For Spring Break this year, I spent some time with family in Colorado and had the opportunity to talk business with our friends at Unser Karting. Less than 10 hours after our meeting, my flight home was unexpectedly canceled due to severe weather. I called the airline’s customer service department only to be disconnected after spending over 3 hours on hold. Of course, the disruption caused headaches for a lot of travelers. Once again, there are scenarios businesses can control (like policies involving dragging a paying passenger off their airplane for example), and then there are those events that are out of their control, such as weather. In this circumstance, the weather cannot be controlled, but the staffing and phone system can. There was no call-back option, no generic recording of “if you get disconnected, call…” There was only silence, and I felt very inconvenienced. The situation made me evaluate as a consumer: What is great customer service?
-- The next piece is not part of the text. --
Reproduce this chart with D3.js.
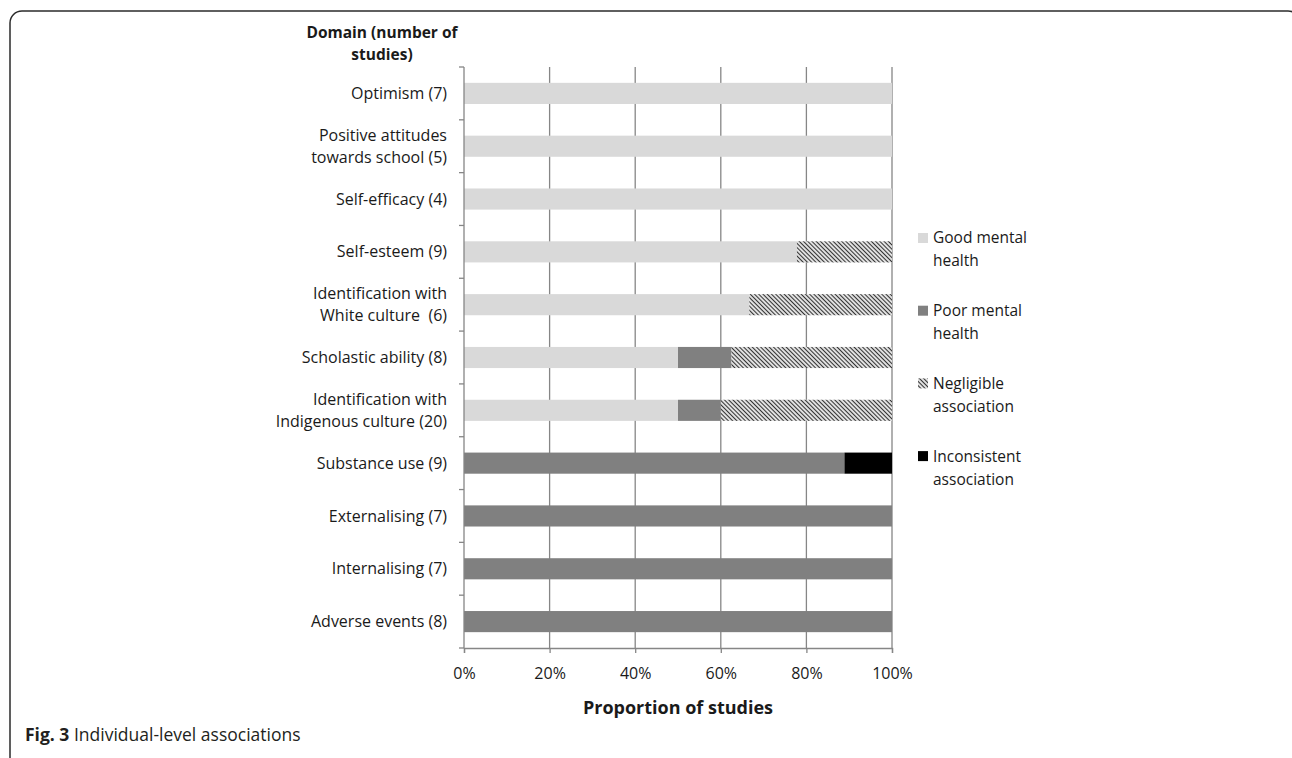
<!DOCTYPE html>
<html>
<head>
<meta charset="utf-8">
<script src="https://cdn.jsdelivr.net/npm/d3@7"></script>
<style>
  body { margin: 0; background: #fff; }
  svg { display: block; font-family: "Open Sans", sans-serif; }
</style>
</head>
<body>
<svg id="chart" width="1292" height="758"></svg>
<script>
// domain labels, "|" marks a line break
const categories = [
  'Optimism (7)',
  'Positive attitudes|towards school (5)',
  'Self-efficacy (4)',
  'Self-esteem (9)',
  'Identification with|White culture  (6)',
  'Scholastic ability (8)',
  'Identification with|Indigenous culture (20)',
  'Substance use (9)',
  'Externalising (7)',
  'Internalising (7)',
  'Adverse events (8)'
];
// number of studies per outcome
const goodHealth   = [7, 5, 4, 7, 4, 4, 10, 0, 0, 0, 0];
const poorHealth   = [0, 0, 0, 0, 0, 1, 2, 8, 7, 7, 8];
const negligible   = [0, 0, 0, 2, 2, 3, 8, 0, 0, 0, 0];
const inconsistent = [0, 0, 0, 0, 0, 0, 0, 1, 0, 0, 0];

const seriesKeys = ['good', 'poor', 'negl', 'incons'];
const legendLabels = [
  ['Good mental', 'health'],
  ['Poor mental', 'health'],
  ['Negligible', 'association'],
  ['Inconsistent', 'association']
];
const xTicks = [0, 0.2, 0.4, 0.6, 0.8, 1];

function drawChart() {
  const svg = d3.select('#chart');
  const plotLeft = 464;
  const plotRight = 892;
  const plotTop = 67;
  const plotBottom = 648;
  const gridColor = '#868686';
  const textColor = '#1a1a1a';

  const fills = {
    good: '#d9d9d9',
    poor: '#808080',
    negl: 'url(#hatch)',
    incons: '#000000'
  };

  // hatch pattern for "negligible association"
  const defs = svg.append('defs');
  const pat = defs.append('pattern')
    .attr('id', 'hatch')
    .attr('patternUnits', 'userSpaceOnUse')
    .attr('width', 3)
    .attr('height', 3)
    .attr('patternTransform', 'rotate(-45)');
  pat.append('rect').attr('width', 3).attr('height', 3).attr('fill', '#fff');
  pat.append('line')
    .attr('x1', 1.5).attr('y1', 0).attr('x2', 1.5).attr('y2', 3)
    .attr('stroke', '#333').attr('stroke-width', 1.3);

  // outer frame
  svg.append('rect')
    .attr('x', 10).attr('y', 11)
    .attr('width', 1290).attr('height', 820)
    .attr('rx', 12)
    .attr('fill', 'none')
    .attr('stroke', '#2b2b2b')
    .attr('stroke-width', 1.5);

  const table = categories.map((c, i) => ({
    cat: c,
    good: goodHealth[i],
    poor: poorHealth[i],
    negl: negligible[i],
    incons: inconsistent[i]
  }));

  const stacked = d3.stack()
    .keys(seriesKeys)
    .offset(d3.stackOffsetExpand)(table);

  const x = d3.scaleLinear().domain([0, 1]).range([plotLeft, plotRight]);
  const y = d3.scaleBand()
    .domain(categories)
    .range([plotTop, plotBottom])
    .paddingInner(0.6)
    .paddingOuter(0.3);

  // vertical gridlines
  svg.append('g')
    .selectAll('line')
    .data(xTicks.slice(1))
    .join('line')
    .attr('x1', d => x(d)).attr('x2', d => x(d))
    .attr('y1', plotTop).attr('y2', plotBottom)
    .attr('stroke', gridColor)
    .attr('stroke-width', 1.3);

  // bars
  svg.append('g')
    .selectAll('g')
    .data(stacked)
    .join('g')
    .attr('fill', d => fills[d.key])
    .selectAll('rect')
    .data(d => d)
    .join('rect')
    .attr('x', d => x(d[0]))
    .attr('width', d => Math.max(0, x(d[1]) - x(d[0])))
    .attr('y', d => y(d.data.cat))
    .attr('height', y.bandwidth());

  // left axis line + band boundary ticks
  const half = (y.step() - y.bandwidth()) / 2;
  const bounds = categories.map(c => y(c) - half).concat([y(categories[categories.length - 1]) + y.bandwidth() + half]);
  const yAxis = svg.append('g');
  yAxis.append('line')
    .attr('x1', plotLeft).attr('x2', plotLeft)
    .attr('y1', plotTop).attr('y2', plotBottom)
    .attr('stroke', gridColor).attr('stroke-width', 1.3);
  yAxis.selectAll('line.tick')
    .data(bounds)
    .join('line')
    .attr('class', 'tick')
    .attr('x1', plotLeft - 5).attr('x2', plotLeft)
    .attr('y1', d => d).attr('y2', d => d)
    .attr('stroke', gridColor).attr('stroke-width', 1.3);

  // category labels
  const labels = svg.append('g')
    .attr('font-size', 16)
    .attr('fill', textColor)
    .attr('text-anchor', 'end');
  categories.forEach(c => {
    const lines = c.split('|');
    const cy = y(c) + y.bandwidth() / 2;
    const lh = 22;
    const t = labels.append('text').attr('xml:space', 'preserve');
    lines.forEach((ln, j) => {
      t.append('tspan')
        .attr('x', 447)
        .attr('y', cy + (j - (lines.length - 1) / 2) * lh)
        .attr('dy', '0.35em')
        .text(ln);
    });
  });

  // header over labels
  svg.append('text')
    .attr('font-size', 15.5)
    .attr('font-weight', 'bold')
    .attr('fill', textColor)
    .attr('text-anchor', 'middle')
    .selectAll('tspan')
    .data(['Domain (number of', 'studies)'])
    .join('tspan')
    .attr('x', 382)
    .attr('y', (d, i) => 33 + i * 22)
    .attr('dy', '0.35em')
    .text(d => d);

  // bottom axis
  const xAxis = svg.append('g')
    .attr('transform', `translate(0,${plotBottom})`)
    .call(d3.axisBottom(x).tickValues(xTicks).tickFormat(d3.format('.0%')).tickSize(5).tickPadding(15));
  xAxis.select('.domain').attr('stroke', gridColor).attr('stroke-width', 1.3);
  xAxis.selectAll('.tick line').attr('stroke', gridColor).attr('stroke-width', 1.3);
  xAxis.selectAll('.tick text')
    .attr('font-size', 16)
    .attr('font-family', '"Open Sans", sans-serif')
    .attr('fill', textColor);

  svg.append('text')
    .attr('x', x(0.5))
    .attr('y', 708)
    .attr('dy', '0.35em')
    .attr('text-anchor', 'middle')
    .attr('font-size', 18)
    .attr('font-weight', 'bold')
    .attr('fill', textColor)
    .text('Proportion of studies');

  // legend
  const legend = svg.append('g')
    .attr('font-size', 15.5)
    .attr('fill', textColor);
  seriesKeys.forEach((k, i) => {
    const ly = 238 + i * 72.7;
    legend.append('rect')
      .attr('x', 918).attr('y', ly - 5)
      .attr('width', 10).attr('height', 10)
      .attr('fill', fills[k]);
    legendLabels[i].forEach((ln, j) => {
      legend.append('text')
        .attr('x', 933)
        .attr('y', ly + j * 23)
        .attr('dy', '0.35em')
        .text(ln);
    });
  });

  // caption
  const cap = svg.append('text')
    .attr('x', 25)
    .attr('y', 735)
    .attr('dy', '0.35em')
    .attr('font-size', 17.5)
    .attr('fill', '#231f20');
  cap.append('tspan').attr('font-weight', 'bold').text('Fig. 3');
  cap.append('tspan').text(' Individual-level associations');
}

window.addEventListener('load', drawChart);
</script>
</body>
</html>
During that same week, one of our customers had an issue while racing with us. She had valid reasons for being unhappy and engaged with us in a friendly chat; however, I admit I was taken aback when she announced that she would never visit our facility again. I was grateful for her honest feedback and asked what we could do to make it right. In the end, she was happy to receive some free races and then praised us while promising to be back very soon – obviously a very different sentiment than her opening line. This made me evaluate as a business owner: What is great customer service?
As I reflect on these recent experiences, I realize that as a business owner, my first instinct is to get defensive when a consumer is angry. And then as a consumer, my first instinct is to get angry when the business is defensive. If we could rationally consider this dynamic, maybe we can all extend some grace and at least give the other side a chance. If you’re a business owner and you encounter a customer with a legitimate complaint, don’t just make it right, make it perfect. If you’re a consumer and you encounter a company who is willing to make it perfect when they get it wrong, give them a chance before getting angry or leaving negative feedback. Some of us do truly care.